I would have gladly traded the sympathetic stares of strangers towards my medically-fragile child, for the horrified, condescending stares towards my neglected lice-infested child. And just how do you explain to every passing stranger that her hair had been washed only 26 hours ago, it was just slathered in super-glue and we were on our way home to bathe her in nail-polish remover? Back to the closest restroom we flew, where I tried to pull the massive rat nest of gluey hair into a pony-tail and tuck it under the Disney Princess baseball hat.
Actually, we couldn't head straight home. Matt was working a short day and it wouldn't have made any sense to drive 45 minutes each way to go home for two hours. Instead we had a picnic at a local park (where I nearly lost Toby twice), and roamed the mall for awhile before picking Matt up, all while being careful not to let the hat slip from Emma's head.
After a quick dinner I locked Emma and myself in the bathroom with the exhaust fan running while Toby pounded on the door. It took a full hour to carefully apply acetone with cotton balls to Emma's entire head and knit-pick out every flake of glue. I didn't end up needing the vegetable oil, thank goodness. Emma didn't really cry as I scraped and tugged at her head, even though she lost half a handful of hair. She whimpered pitifully and sang the word "ow" over and over to the tune of Twinkle, Twinkle, Little Star. But when I put her in the bathtub and washed her hair three times in a row she lost her patience and melted down in sobs. It was a relief to everyone to tuck her in a warm bed with a clean head of hair.
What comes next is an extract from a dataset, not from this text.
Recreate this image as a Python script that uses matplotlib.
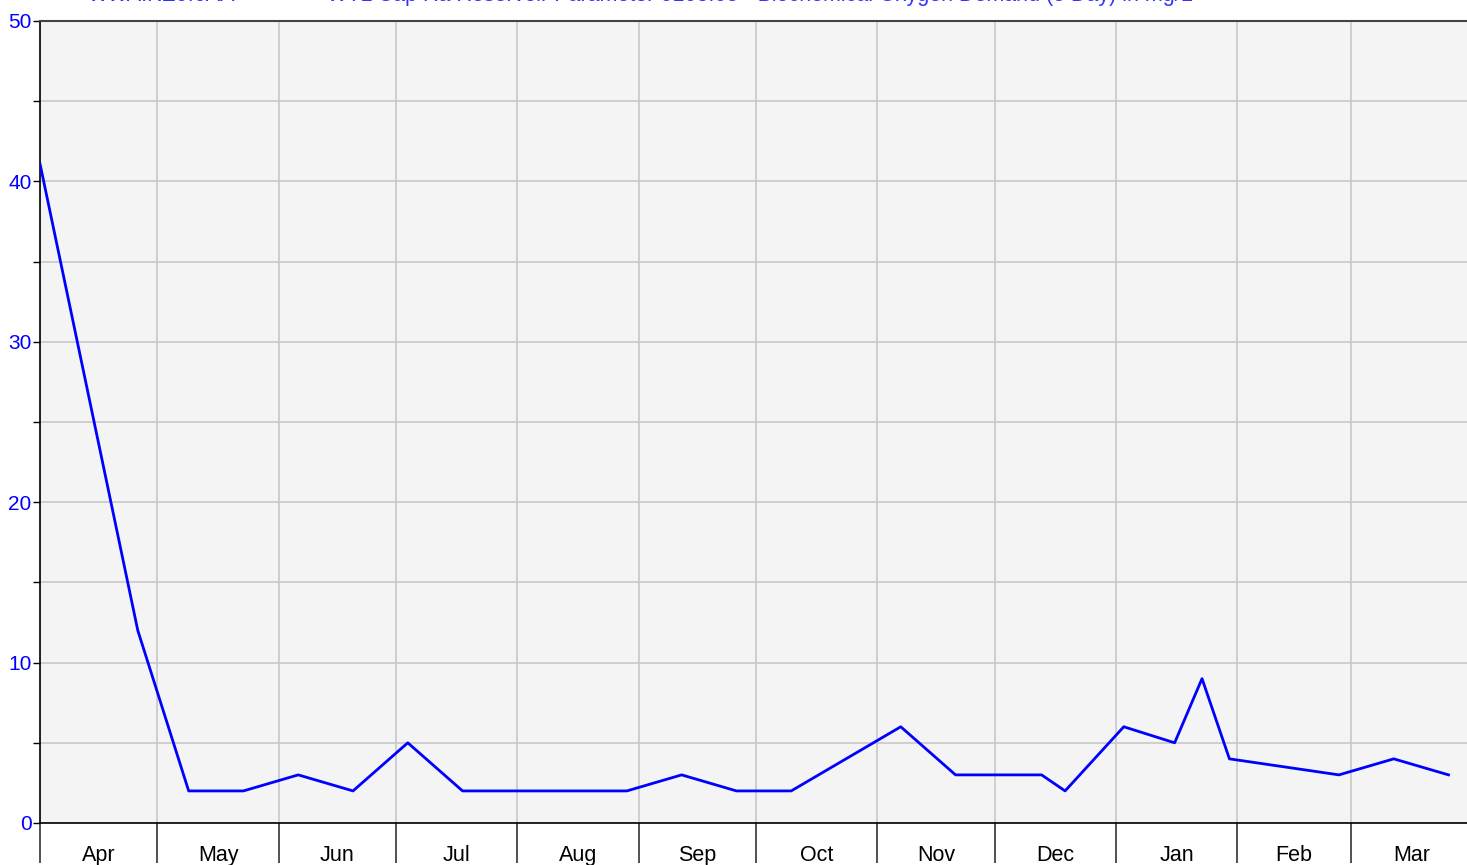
import datetime as dt

import matplotlib
matplotlib.use('Agg')
from matplotlib import pyplot as plt

plt.rcParams['font.family'] = ['Liberation Sans', 'DejaVu Sans']

# sample dates and BOD5 values (mg/L)
dates = [
    '2019-04-01', '2019-04-26', '2019-05-09', '2019-05-23', '2019-06-06',
    '2019-06-20', '2019-07-04', '2019-07-18', '2019-08-29', '2019-09-12',
    '2019-09-26', '2019-10-10', '2019-11-07', '2019-11-21', '2019-12-13',
    '2019-12-19', '2020-01-03', '2020-01-16', '2020-01-23', '2020-01-30',
    '2020-02-27', '2020-03-12', '2020-03-26',
]
values = [41.1, 12, 2, 2, 3, 2, 5, 2, 2, 3, 2, 2, 6, 3, 3, 2, 6, 5, 9, 4, 3, 4, 3]

month_labels = ['Apr', 'May', 'Jun', 'Jul', 'Aug', 'Sep', 'Oct', 'Nov',
                'Dec', 'Jan', 'Feb', 'Mar']
site_text = 'WWAIKE0.6AA'
title_text = 'WTL Cap Ra Reservoir Parameter 0103.05 - Biochemical Oxygen Demand (5 Day) in mg/L'

x = [dt.datetime.strptime(d, '%Y-%m-%d') for d in dates]
start = dt.datetime(2019, 4, 1)
end = dt.datetime(2020, 4, 1)

W, H = 1467, 865
fig = plt.figure(figsize=(W / 100, H / 100), dpi=100)
ax = fig.add_axes([40 / W, 42 / H, 1432 / W, 802 / H])
ax.set_facecolor('#f4f4f4')

ax.plot(x, values, color='#0000ff', linewidth=2.0, zorder=3)

ax.set_xlim(start, end)
ax.set_ylim(0, 50)

# month boundaries as major ticks, labels centred in the month
bounds = [dt.datetime(2019 + (3 + i) // 12, (3 + i) % 12 + 1, 1) for i in range(13)]
mids = [a + (b - a) / 2 for a, b in zip(bounds[:-1], bounds[1:])]
ax.set_xticks(bounds)
ax.set_xticklabels([])
ax.set_xticks(mids, minor=True)
ax.set_xticklabels(month_labels, minor=True)
ax.tick_params(axis='x', which='major', length=29, width=1.2, color='#333333')
ax.tick_params(axis='x', which='minor', length=0, pad=16, labelsize=15.5,
               labelcolor='black')

ax.set_yticks(range(0, 51, 10))
ax.set_yticks(range(5, 50, 10), minor=True)
ax.tick_params(axis='y', which='major', length=5, width=1, pad=1,
               labelsize=15, labelcolor='#0000ff')
ax.tick_params(axis='y', which='minor', length=5, width=1)

ax.grid(True, which='major', axis='x', color='#c8c8c8', linewidth=1.2)
ax.grid(True, which='both', axis='y', color='#c8c8c8', linewidth=1.2)
ax.set_axisbelow(True)

for side in ['left', 'bottom']:
    ax.spines[side].set_color('black')
    ax.spines[side].set_linewidth(1.2)
ax.spines['top'].set_color('#444444')
ax.spines['top'].set_linewidth(1.5)
ax.spines['right'].set_visible(False)

fig.text(88 / W, 1 - 1 / H, site_text, color='#3333ff', fontsize=15.5,
         va='baseline', ha='left')
fig.text(327 / W, 1 - 1 / H, title_text, color='#3333ff', fontsize=15.5,
         va='baseline', ha='left')

fig.savefig('out.png', dpi=100)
The 24 hour EEG is supposed to give us more detailed information about exactly when and under what circumstances Emma's brain waves are slow, whether the condition has declined at all since last April, and whether there is any minor seizure activity we've missed before. We should get the results in about a week. I'm just hoping the nurse who calls doesn't say, "The doctor would like you to repeat this test in another 6 months."